• **Stated goal**
Quote the listing in full, exactly as given, minus any pictures.

• **Data**

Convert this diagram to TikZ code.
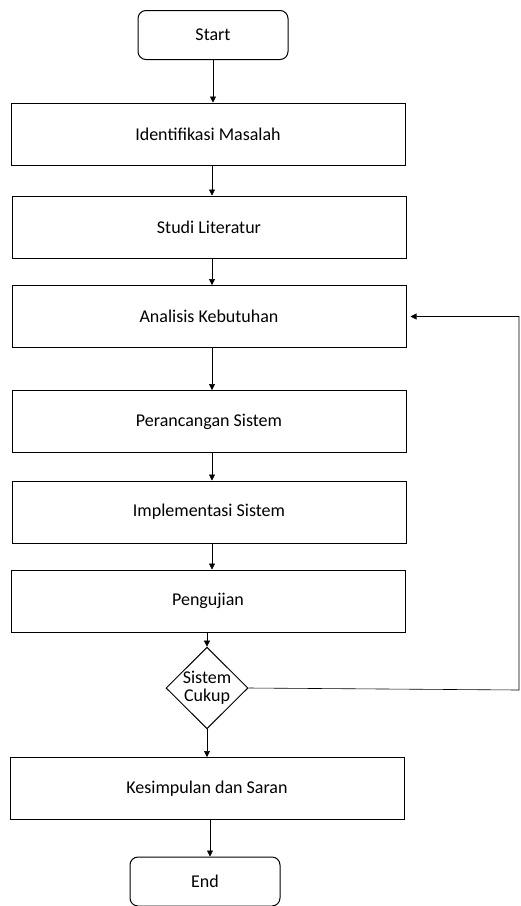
\documentclass[tikz,border=0pt]{standalone}
\usepackage{fontspec}
\setmainfont{Carlito}
\usepackage{tikz}
\usetikzlibrary{shapes.geometric, arrows.meta}

\begin{document}
\begin{tikzpicture}[x=1pt, y=-1pt, font=\fontsize{18}{21}\selectfont,
  proses/.style={draw, line width=1pt, minimum width=394pt, minimum height=62pt, inner sep=0pt},
  terminal/.style={draw, line width=1pt, rounded corners=8pt, minimum width=150pt, minimum height=49pt, inner sep=0pt},
  keputusan/.style={draw, line width=1pt, diamond, aspect=1, minimum width=82pt, minimum height=80pt, inner sep=0pt, align=center},
  alur/.style={line width=0.6pt, -{Triangle[width=6pt,length=6pt]}}]

\useasboundingbox (0,0) rectangle (521,906);

%% nodes
\node[terminal] (start) at (213,35) {Start};
\node[proses] (identifikasi) at (208,134) {Identifikasi Masalah};
\node[proses] (studi) at (209,227) {Studi Literatur};
\node[proses] (analisis) at (209,316.5) {Analisis Kebutuhan};
\node[proses] (perancangan) at (209,421.5) {Perancangan Sistem};
\node[proses] (implementasi) at (209,512) {Implementasi Sistem};
\node[proses] (pengujian) at (208,601) {Pengujian};
\node[keputusan] (cek) at (207,688) {Sistem\\[-3pt]Cukup};
\node[proses] (kesimpulan) at (207,788.5) {Kesimpulan dan Saran};
\node[terminal] (end) at (205,881.5) {End};

\coordinate (belok) at (519,690);

%% alur utama
\draw[alur] (start.south -| 213,0) -- (213,0 |- identifikasi.north);
\draw[alur] (212,0 |- identifikasi.south) -- (212,0 |- studi.north);
\draw[alur] (212,0 |- studi.south) -- (212,0 |- analisis.north);
\draw[alur] (212,0 |- analisis.south) -- (212,0 |- perancangan.north);
\draw[alur] (212,0 |- perancangan.south) -- (212,0 |- implementasi.north);
\draw[alur] (212,0 |- implementasi.south) -- (212,0 |- pengujian.north);
\draw[alur] (207,0 |- pengujian.south) -- (cek.north);
\draw[alur] (cek.south) -- (207,0 |- kesimpulan.north);
\draw[alur] (210,0 |- kesimpulan.south) -- (210,0 |- end.north);

%% kembali
\draw[alur] (cek.east) -- (belok) -- (belok |- analisis.east) -- ([xshift=4pt]analisis.east);

\end{tikzpicture}
\end{document}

• **Solution to this exercise**
Convert this diagram to TikZ code.
\documentclass[tikz,border=0pt]{standalone}
\usepackage{fontspec}
\setmainfont{Carlito}
\usepackage{tikz}
\usetikzlibrary{shapes.geometric, arrows.meta}

\begin{document}
\begin{tikzpicture}[x=1pt, y=-1pt, font=\fontsize{18}{21}\selectfont,
  proses/.style={draw, line width=1pt, minimum width=394pt, minimum height=62pt, inner sep=0pt},
  terminal/.style={draw, line width=1pt, rounded corners=8pt, minimum width=150pt, minimum height=49pt, inner sep=0pt},
  keputusan/.style={draw, line width=1pt, diamond, aspect=1, minimum width=82pt, minimum height=80pt, inner sep=0pt, align=center},
  alur/.style={line width=0.6pt, -{Triangle[width=6pt,length=6pt]}}]

\useasboundingbox (0,0) rectangle (521,906);

%% nodes
\node[terminal] (start) at (213,35) {Start};
\node[proses] (identifikasi) at (208,134) {Identifikasi Masalah};
\node[proses] (studi) at (209,227) {Studi Literatur};
\node[proses] (analisis) at (209,316.5) {Analisis Kebutuhan};
\node[proses] (perancangan) at (209,421.5) {Perancangan Sistem};
\node[proses] (implementasi) at (209,512) {Implementasi Sistem};
\node[proses] (pengujian) at (208,601) {Pengujian};
\node[keputusan] (cek) at (207,688) {Sistem\\[-3pt]Cukup};
\node[proses] (kesimpulan) at (207,788.5) {Kesimpulan dan Saran};
\node[terminal] (end) at (205,881.5) {End};

\coordinate (belok) at (519,690);

%% alur utama
\draw[alur] (start.south -| 213,0) -- (213,0 |- identifikasi.north);
\draw[alur] (212,0 |- identifikasi.south) -- (212,0 |- studi.north);
\draw[alur] (212,0 |- studi.south) -- (212,0 |- analisis.north);
\draw[alur] (212,0 |- analisis.south) -- (212,0 |- perancangan.north);
\draw[alur] (212,0 |- perancangan.south) -- (212,0 |- implementasi.north);
\draw[alur] (212,0 |- implementasi.south) -- (212,0 |- pengujian.north);
\draw[alur] (207,0 |- pengujian.south) -- (cek.north);
\draw[alur] (cek.south) -- (207,0 |- kesimpulan.north);
\draw[alur] (210,0 |- kesimpulan.south) -- (210,0 |- end.north);

%% kembali
\draw[alur] (cek.east) -- (belok) -- (belok |- analisis.east) -- ([xshift=4pt]analisis.east);

\end{tikzpicture}
\end{document}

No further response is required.